**Exercise goal:** Do not include the pictures; repeat the rest of the data exactly.

**Information supplied:**
§
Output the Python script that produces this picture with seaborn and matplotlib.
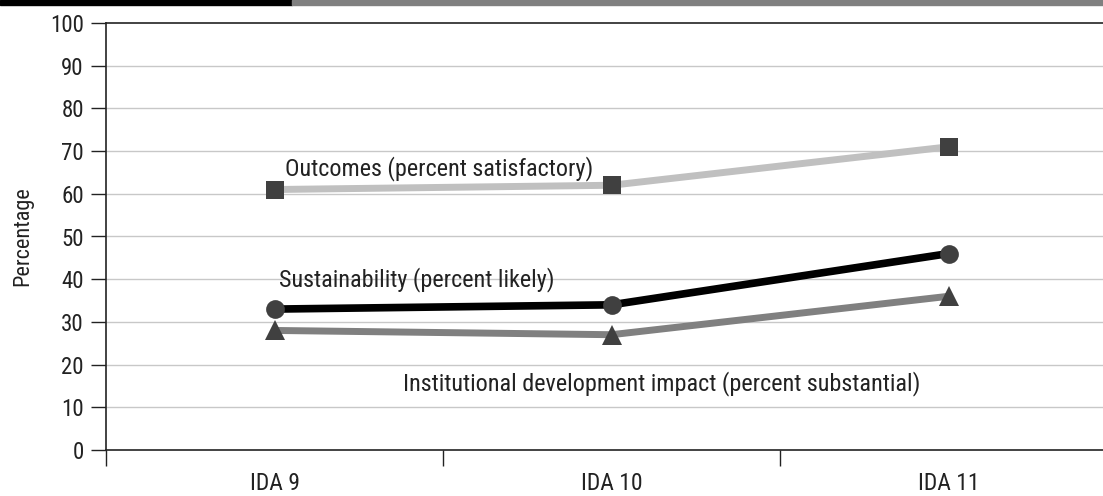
import matplotlib
matplotlib.use("Agg")
import matplotlib.pyplot as plt
import matplotlib.patches as mpatches
from matplotlib import font_manager as fm
import seaborn as sns
import pandas as pd

categories = ["IDA 9", "IDA 10", "IDA 11"]
outcomes = [61, 62, 71]
sustainability = [33, 34, 46]
institutional = [28, 27, 36]
series_names = ["Outcomes (percent satisfactory)",
                "Sustainability (percent likely)",
                "Institutional development impact (percent substantial)"]
y_ticks = [0, 10, 20, 30, 40, 50, 60, 70, 80, 90, 100]

sns.set_theme(style="white")

installed = {f.name for f in fm.fontManager.ttflist}
narrow = None
for cand in ["Liberation Sans Narrow", "Roboto Condensed", "Open Sans Condensed",
             "Arial Narrow", "DejaVu Sans Condensed", "Noto Sans Condensed"]:
    if cand in installed:
        narrow = cand
        break
stretch = "normal"
if narrow is None:
    others = sorted(n for n in installed if ("Narrow" in n or "Condensed" in n))
    if others:
        narrow = others[0]
    else:
        narrow = "DejaVu Sans"
        stretch = "condensed"
plt.rcParams['font.family'] = [narrow, 'DejaVu Sans']
plt.rcParams['font.stretch'] = stretch

rows = []
for name, vals in zip(series_names, [outcomes, sustainability, institutional]):
    for i, v in enumerate(vals):
        rows.append({"pos": i, "value": v, "series": name})
df = pd.DataFrame(rows)

W, H = 1103, 496
fig = plt.figure(figsize=(W / 100, H / 100), dpi=100)
x0, x1, ytop, ybot = 106, 1117, 23, 450
ax = fig.add_axes([x0 / W, (H - ybot) / H, (x1 - x0) / W, (ybot - ytop) / H])

styles = {
    series_names[0]: dict(color="#c0c0c0", marker="s", ms=13, lw=5.0),
    series_names[1]: dict(color="#000000", marker="o", ms=13.5, lw=5.5),
    series_names[2]: dict(color="#808080", marker="^", ms=14, lw=5.0),
}
for name in series_names:
    st = styles[name]
    sns.lineplot(data=df[df.series == name], x="pos", y="value", ax=ax,
                 color=st["color"], linewidth=st["lw"], marker=st["marker"],
                 markersize=st["ms"], markerfacecolor="#404040",
                 markeredgecolor="#404040", markeredgewidth=0,
                 legend=False, zorder=3)

ax.set_xlim(-0.5, 2.5)
ax.set_ylim(0, 100)
ax.set_yticks(y_ticks)
ax.set_yticklabels([str(t) for t in y_ticks], fontsize=16.5, color="#222222")
for t in y_ticks[1:-1]:
    ax.axhline(t, color="#c8c8c8", linewidth=1.0, zorder=1)

ax.set_xticks([-0.5, 0.5, 1.5])
ax.set_xticklabels(["", "", ""])
ax.set_xticks([0, 1, 2], minor=True)
ax.set_xticklabels(categories, minor=True, fontsize=17, color="#222222")
ax.tick_params(axis="x", which="major", direction="out", length=11.5, width=1.0,
               color="#222222", bottom=True)
ax.tick_params(axis="x", which="minor", length=0, pad=15.5)
ax.tick_params(axis="y", direction="out", length=11, width=1.0, color="#222222",
               left=True, pad=5)

for side in ["left", "bottom", "top"]:
    ax.spines[side].set_visible(True)
    ax.spines[side].set_color("#222222")
    ax.spines[side].set_linewidth(1.2)
ax.spines["right"].set_visible(False)

ax.set_xlabel("")
ax.set_ylabel("")
fig.text(23 / W, 1 - 236 / H, "Percentage", fontsize=16, rotation=90,
         ha="center", va="center", color="#222222")

ax.text(0.03, 64.4, series_names[0], fontsize=17.4, ha="left", va="baseline", color="#222222")
ax.text(0.012, 38.2, series_names[1], fontsize=17.4, ha="left", va="baseline", color="#222222")
ax.text(0.38, 14.05, series_names[2], fontsize=17.4, ha="left", va="baseline", color="#222222")

# header bars
fig.patches.append(mpatches.Rectangle((0, 1 - 5 / H), 292 / W, 5 / H,
                                      transform=fig.transFigure, color="#000000"))
fig.patches.append(mpatches.Rectangle((292 / W, 1 - 5 / H), 1 - 292 / W, 5 / H,
                                      transform=fig.transFigure, color="#808080"))

fig.savefig("out.png", dpi=100)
§
**Solution for this task:**
Output the Python script that produces this picture with seaborn and matplotlib.
import matplotlib
matplotlib.use("Agg")
import matplotlib.pyplot as plt
import matplotlib.patches as mpatches
from matplotlib import font_manager as fm
import seaborn as sns
import pandas as pd

categories = ["IDA 9", "IDA 10", "IDA 11"]
outcomes = [61, 62, 71]
sustainability = [33, 34, 46]
institutional = [28, 27, 36]
series_names = ["Outcomes (percent satisfactory)",
                "Sustainability (percent likely)",
                "Institutional development impact (percent substantial)"]
y_ticks = [0, 10, 20, 30, 40, 50, 60, 70, 80, 90, 100]

sns.set_theme(style="white")

installed = {f.name for f in fm.fontManager.ttflist}
narrow = None
for cand in ["Liberation Sans Narrow", "Roboto Condensed", "Open Sans Condensed",
             "Arial Narrow", "DejaVu Sans Condensed", "Noto Sans Condensed"]:
    if cand in installed:
        narrow = cand
        break
stretch = "normal"
if narrow is None:
    others = sorted(n for n in installed if ("Narrow" in n or "Condensed" in n))
    if others:
        narrow = others[0]
    else:
        narrow = "DejaVu Sans"
        stretch = "condensed"
plt.rcParams['font.family'] = [narrow, 'DejaVu Sans']
plt.rcParams['font.stretch'] = stretch

rows = []
for name, vals in zip(series_names, [outcomes, sustainability, institutional]):
    for i, v in enumerate(vals):
        rows.append({"pos": i, "value": v, "series": name})
df = pd.DataFrame(rows)

W, H = 1103, 496
fig = plt.figure(figsize=(W / 100, H / 100), dpi=100)
x0, x1, ytop, ybot = 106, 1117, 23, 450
ax = fig.add_axes([x0 / W, (H - ybot) / H, (x1 - x0) / W, (ybot - ytop) / H])

styles = {
    series_names[0]: dict(color="#c0c0c0", marker="s", ms=13, lw=5.0),
    series_names[1]: dict(color="#000000", marker="o", ms=13.5, lw=5.5),
    series_names[2]: dict(color="#808080", marker="^", ms=14, lw=5.0),
}
for name in series_names:
    st = styles[name]
    sns.lineplot(data=df[df.series == name], x="pos", y="value", ax=ax,
                 color=st["color"], linewidth=st["lw"], marker=st["marker"],
                 markersize=st["ms"], markerfacecolor="#404040",
                 markeredgecolor="#404040", markeredgewidth=0,
                 legend=False, zorder=3)

ax.set_xlim(-0.5, 2.5)
ax.set_ylim(0, 100)
ax.set_yticks(y_ticks)
ax.set_yticklabels([str(t) for t in y_ticks], fontsize=16.5, color="#222222")
for t in y_ticks[1:-1]:
    ax.axhline(t, color="#c8c8c8", linewidth=1.0, zorder=1)

ax.set_xticks([-0.5, 0.5, 1.5])
ax.set_xticklabels(["", "", ""])
ax.set_xticks([0, 1, 2], minor=True)
ax.set_xticklabels(categories, minor=True, fontsize=17, color="#222222")
ax.tick_params(axis="x", which="major", direction="out", length=11.5, width=1.0,
               color="#222222", bottom=True)
ax.tick_params(axis="x", which="minor", length=0, pad=15.5)
ax.tick_params(axis="y", direction="out", length=11, width=1.0, color="#222222",
               left=True, pad=5)

for side in ["left", "bottom", "top"]:
    ax.spines[side].set_visible(True)
    ax.spines[side].set_color("#222222")
    ax.spines[side].set_linewidth(1.2)
ax.spines["right"].set_visible(False)

ax.set_xlabel("")
ax.set_ylabel("")
fig.text(23 / W, 1 - 236 / H, "Percentage", fontsize=16, rotation=90,
         ha="center", va="center", color="#222222")

ax.text(0.03, 64.4, series_names[0], fontsize=17.4, ha="left", va="baseline", color="#222222")
ax.text(0.012, 38.2, series_names[1], fontsize=17.4, ha="left", va="baseline", color="#222222")
ax.text(0.38, 14.05, series_names[2], fontsize=17.4, ha="left", va="baseline", color="#222222")

# header bars
fig.patches.append(mpatches.Rectangle((0, 1 - 5 / H), 292 / W, 5 / H,
                                      transform=fig.transFigure, color="#000000"))
fig.patches.append(mpatches.Rectangle((292 / W, 1 - 5 / H), 1 - 292 / W, 5 / H,
                                      transform=fig.transFigure, color="#808080"))

fig.savefig("out.png", dpi=100)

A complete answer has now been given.